# What is needed
Reproduce exactly the lines below, from the first through the one containing "from matplotlib.ticker import MultipleLocator", and nothing more.

Plotting code records:
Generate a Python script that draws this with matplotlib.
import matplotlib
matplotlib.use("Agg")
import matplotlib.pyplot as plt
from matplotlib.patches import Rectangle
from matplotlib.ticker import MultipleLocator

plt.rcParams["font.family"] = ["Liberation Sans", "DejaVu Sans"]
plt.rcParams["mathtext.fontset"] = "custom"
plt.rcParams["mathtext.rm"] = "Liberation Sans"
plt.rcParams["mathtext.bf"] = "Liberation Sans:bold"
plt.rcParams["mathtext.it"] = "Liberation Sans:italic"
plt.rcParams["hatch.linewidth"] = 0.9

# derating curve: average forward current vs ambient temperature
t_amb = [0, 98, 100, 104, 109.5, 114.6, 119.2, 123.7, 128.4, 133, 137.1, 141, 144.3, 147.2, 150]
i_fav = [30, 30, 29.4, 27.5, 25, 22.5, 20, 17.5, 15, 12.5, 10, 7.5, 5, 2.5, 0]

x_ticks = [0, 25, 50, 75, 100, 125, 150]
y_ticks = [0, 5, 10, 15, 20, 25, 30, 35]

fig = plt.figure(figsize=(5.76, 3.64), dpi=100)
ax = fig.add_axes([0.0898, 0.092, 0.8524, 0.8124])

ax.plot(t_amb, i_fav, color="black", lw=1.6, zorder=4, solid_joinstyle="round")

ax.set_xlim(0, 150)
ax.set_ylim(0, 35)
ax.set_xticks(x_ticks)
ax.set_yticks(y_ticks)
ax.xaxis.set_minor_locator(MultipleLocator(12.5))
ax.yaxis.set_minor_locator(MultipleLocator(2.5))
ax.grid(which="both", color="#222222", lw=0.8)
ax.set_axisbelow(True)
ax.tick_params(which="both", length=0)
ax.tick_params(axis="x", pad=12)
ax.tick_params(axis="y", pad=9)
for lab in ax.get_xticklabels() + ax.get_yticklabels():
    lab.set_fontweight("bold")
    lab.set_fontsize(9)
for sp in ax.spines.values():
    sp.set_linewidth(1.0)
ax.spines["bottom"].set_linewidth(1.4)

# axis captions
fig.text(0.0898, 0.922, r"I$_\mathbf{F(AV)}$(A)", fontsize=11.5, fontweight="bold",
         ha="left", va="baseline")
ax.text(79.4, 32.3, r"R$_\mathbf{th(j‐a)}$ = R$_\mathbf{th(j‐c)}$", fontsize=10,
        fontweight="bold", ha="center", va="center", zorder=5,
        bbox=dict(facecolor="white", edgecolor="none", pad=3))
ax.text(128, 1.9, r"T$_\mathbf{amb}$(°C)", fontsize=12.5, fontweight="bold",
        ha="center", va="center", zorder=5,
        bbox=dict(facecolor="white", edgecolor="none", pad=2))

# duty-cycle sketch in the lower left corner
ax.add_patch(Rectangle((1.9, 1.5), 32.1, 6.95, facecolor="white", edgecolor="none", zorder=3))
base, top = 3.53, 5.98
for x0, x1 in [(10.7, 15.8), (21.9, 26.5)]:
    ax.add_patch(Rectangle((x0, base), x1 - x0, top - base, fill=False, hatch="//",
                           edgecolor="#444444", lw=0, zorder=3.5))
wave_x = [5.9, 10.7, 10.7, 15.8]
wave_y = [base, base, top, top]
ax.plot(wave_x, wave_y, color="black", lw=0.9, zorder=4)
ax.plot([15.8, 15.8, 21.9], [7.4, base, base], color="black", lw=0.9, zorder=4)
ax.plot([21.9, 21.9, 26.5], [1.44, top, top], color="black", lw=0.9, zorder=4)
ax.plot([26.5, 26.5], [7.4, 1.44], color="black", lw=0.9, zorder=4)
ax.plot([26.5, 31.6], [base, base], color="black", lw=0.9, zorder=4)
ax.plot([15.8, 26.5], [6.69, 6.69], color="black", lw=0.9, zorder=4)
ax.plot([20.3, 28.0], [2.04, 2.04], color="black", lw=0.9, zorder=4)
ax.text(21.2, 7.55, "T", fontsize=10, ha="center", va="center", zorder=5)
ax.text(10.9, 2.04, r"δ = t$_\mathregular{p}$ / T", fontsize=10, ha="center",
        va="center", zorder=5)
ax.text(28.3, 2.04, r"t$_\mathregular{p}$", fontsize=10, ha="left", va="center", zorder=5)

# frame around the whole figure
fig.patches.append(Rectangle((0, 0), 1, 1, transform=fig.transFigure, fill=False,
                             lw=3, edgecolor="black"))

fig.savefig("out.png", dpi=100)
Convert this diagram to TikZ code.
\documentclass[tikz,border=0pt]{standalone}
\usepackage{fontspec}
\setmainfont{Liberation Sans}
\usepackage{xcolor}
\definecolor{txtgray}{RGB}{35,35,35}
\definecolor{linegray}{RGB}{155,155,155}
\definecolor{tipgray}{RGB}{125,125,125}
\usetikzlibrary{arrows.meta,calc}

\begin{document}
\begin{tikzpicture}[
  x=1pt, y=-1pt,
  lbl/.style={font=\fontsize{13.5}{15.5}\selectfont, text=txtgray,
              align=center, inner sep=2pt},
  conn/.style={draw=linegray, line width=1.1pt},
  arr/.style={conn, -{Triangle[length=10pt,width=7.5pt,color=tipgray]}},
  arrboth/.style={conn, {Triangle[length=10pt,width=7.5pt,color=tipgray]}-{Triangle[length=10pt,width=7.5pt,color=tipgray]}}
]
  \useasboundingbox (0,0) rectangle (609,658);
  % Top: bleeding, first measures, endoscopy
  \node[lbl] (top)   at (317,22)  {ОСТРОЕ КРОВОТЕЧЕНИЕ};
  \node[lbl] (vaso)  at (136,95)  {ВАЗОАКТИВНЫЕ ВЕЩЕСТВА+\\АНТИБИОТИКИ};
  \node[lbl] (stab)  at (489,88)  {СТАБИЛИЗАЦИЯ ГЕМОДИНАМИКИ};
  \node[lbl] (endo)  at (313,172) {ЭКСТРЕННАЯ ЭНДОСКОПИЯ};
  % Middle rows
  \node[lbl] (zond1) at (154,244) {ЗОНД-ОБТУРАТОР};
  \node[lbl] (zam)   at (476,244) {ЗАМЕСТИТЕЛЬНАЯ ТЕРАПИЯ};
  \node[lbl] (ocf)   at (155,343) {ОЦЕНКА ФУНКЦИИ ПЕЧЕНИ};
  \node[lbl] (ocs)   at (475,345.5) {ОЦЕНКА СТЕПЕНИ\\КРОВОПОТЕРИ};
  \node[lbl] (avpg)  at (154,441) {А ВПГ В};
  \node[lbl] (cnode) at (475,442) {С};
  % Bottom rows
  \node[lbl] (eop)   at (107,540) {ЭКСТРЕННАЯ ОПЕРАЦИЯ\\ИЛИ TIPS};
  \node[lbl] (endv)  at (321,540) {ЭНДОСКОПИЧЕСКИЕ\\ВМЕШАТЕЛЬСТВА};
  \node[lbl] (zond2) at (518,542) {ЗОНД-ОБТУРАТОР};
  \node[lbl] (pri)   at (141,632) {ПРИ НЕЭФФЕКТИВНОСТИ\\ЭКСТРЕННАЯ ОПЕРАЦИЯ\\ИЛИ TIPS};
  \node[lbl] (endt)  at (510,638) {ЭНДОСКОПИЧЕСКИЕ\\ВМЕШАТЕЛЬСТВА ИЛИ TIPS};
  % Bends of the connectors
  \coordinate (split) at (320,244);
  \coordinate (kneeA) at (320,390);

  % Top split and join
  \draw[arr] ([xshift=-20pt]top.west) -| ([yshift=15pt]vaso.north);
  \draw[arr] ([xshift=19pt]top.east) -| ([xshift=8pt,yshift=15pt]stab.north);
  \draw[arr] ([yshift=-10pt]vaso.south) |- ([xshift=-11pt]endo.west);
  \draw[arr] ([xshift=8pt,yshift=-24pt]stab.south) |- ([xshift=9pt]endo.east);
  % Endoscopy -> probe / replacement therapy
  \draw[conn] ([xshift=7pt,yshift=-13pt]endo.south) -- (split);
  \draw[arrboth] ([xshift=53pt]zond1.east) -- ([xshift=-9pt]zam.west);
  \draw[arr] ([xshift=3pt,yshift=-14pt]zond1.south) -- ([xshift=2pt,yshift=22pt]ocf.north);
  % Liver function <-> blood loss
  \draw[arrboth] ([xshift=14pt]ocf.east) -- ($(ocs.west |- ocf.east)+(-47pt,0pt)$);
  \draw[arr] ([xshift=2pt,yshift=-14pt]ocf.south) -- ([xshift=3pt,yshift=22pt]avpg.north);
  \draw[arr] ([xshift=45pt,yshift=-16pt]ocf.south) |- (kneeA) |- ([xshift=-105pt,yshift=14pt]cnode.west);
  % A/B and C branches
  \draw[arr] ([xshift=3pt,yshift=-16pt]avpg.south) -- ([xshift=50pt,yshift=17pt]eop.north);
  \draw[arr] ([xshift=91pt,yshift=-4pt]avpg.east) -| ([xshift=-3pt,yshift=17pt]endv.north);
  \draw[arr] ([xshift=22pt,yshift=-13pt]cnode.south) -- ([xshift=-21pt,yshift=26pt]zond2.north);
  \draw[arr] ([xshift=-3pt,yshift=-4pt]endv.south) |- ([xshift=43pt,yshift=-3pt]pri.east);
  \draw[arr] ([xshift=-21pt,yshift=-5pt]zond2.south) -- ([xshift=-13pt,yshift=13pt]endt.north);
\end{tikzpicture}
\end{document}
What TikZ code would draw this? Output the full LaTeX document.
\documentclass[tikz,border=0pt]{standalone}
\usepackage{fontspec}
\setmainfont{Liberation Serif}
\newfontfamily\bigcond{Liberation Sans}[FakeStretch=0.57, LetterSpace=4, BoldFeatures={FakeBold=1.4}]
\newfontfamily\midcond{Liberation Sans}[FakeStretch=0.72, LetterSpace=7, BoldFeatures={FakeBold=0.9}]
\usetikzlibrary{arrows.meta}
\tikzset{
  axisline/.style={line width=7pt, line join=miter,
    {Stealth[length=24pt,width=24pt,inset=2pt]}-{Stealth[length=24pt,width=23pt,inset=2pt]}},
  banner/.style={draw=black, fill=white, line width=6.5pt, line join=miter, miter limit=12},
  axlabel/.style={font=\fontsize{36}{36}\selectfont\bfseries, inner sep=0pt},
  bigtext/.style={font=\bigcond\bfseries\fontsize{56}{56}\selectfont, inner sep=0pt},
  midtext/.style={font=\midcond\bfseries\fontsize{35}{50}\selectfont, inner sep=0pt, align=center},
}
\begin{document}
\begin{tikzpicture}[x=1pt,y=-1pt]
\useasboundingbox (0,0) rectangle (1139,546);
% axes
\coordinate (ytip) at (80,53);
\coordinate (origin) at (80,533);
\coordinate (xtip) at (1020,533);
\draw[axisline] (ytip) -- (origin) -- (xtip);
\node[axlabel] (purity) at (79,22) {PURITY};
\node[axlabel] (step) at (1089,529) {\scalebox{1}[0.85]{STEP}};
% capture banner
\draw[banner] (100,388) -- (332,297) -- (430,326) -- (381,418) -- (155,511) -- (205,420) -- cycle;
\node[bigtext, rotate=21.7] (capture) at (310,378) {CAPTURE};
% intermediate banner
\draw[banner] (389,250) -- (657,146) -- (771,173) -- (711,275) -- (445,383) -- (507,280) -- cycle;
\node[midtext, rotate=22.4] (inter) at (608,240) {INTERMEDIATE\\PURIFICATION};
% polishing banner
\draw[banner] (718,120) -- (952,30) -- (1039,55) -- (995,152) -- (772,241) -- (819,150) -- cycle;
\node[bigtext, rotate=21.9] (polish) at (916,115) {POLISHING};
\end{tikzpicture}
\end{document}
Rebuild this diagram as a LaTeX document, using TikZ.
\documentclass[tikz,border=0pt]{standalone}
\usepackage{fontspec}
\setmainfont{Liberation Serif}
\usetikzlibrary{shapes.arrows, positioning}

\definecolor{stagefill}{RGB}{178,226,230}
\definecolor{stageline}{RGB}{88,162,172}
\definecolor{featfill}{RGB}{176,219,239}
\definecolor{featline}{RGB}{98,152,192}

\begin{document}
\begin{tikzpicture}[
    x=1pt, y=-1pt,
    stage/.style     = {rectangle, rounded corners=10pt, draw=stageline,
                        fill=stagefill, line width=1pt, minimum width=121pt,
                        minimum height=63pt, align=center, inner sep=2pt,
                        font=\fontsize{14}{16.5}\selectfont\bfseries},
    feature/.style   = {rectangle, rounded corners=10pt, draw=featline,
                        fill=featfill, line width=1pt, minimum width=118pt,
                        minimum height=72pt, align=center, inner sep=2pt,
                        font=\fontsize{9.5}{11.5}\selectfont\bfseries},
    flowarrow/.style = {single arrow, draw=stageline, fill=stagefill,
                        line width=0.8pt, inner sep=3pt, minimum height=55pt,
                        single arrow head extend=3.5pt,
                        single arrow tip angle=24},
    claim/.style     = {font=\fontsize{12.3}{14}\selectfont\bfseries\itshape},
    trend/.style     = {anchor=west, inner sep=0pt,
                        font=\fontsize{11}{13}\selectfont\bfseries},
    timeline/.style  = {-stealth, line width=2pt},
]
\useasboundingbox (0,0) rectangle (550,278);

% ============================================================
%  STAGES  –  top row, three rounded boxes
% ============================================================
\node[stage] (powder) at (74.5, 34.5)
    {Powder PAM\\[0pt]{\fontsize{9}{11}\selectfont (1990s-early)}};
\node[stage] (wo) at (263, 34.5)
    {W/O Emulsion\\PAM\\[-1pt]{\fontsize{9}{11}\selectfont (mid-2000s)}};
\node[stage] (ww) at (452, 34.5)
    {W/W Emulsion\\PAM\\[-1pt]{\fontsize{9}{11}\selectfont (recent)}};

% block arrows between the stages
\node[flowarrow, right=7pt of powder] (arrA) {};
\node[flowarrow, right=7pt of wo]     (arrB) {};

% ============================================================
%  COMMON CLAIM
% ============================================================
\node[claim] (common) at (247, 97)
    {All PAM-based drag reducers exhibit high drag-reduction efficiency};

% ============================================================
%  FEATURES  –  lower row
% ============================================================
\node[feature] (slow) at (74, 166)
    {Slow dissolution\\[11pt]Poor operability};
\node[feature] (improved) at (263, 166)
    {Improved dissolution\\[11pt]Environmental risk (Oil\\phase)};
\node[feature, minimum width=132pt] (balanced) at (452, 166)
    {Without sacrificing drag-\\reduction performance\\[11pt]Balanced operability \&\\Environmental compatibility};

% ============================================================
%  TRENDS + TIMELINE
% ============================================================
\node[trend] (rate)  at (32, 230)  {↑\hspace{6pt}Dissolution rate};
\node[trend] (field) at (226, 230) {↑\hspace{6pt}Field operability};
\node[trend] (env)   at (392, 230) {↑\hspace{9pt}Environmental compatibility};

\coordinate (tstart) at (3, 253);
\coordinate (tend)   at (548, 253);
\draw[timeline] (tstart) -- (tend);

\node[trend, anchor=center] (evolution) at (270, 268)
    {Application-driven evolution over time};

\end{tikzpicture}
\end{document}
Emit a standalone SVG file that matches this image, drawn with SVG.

# The solution
Generate a Python script that draws this with matplotlib.
import matplotlib
matplotlib.use("Agg")
import matplotlib.pyplot as plt
from matplotlib.patches import Rectangle
from matplotlib.ticker import MultipleLocator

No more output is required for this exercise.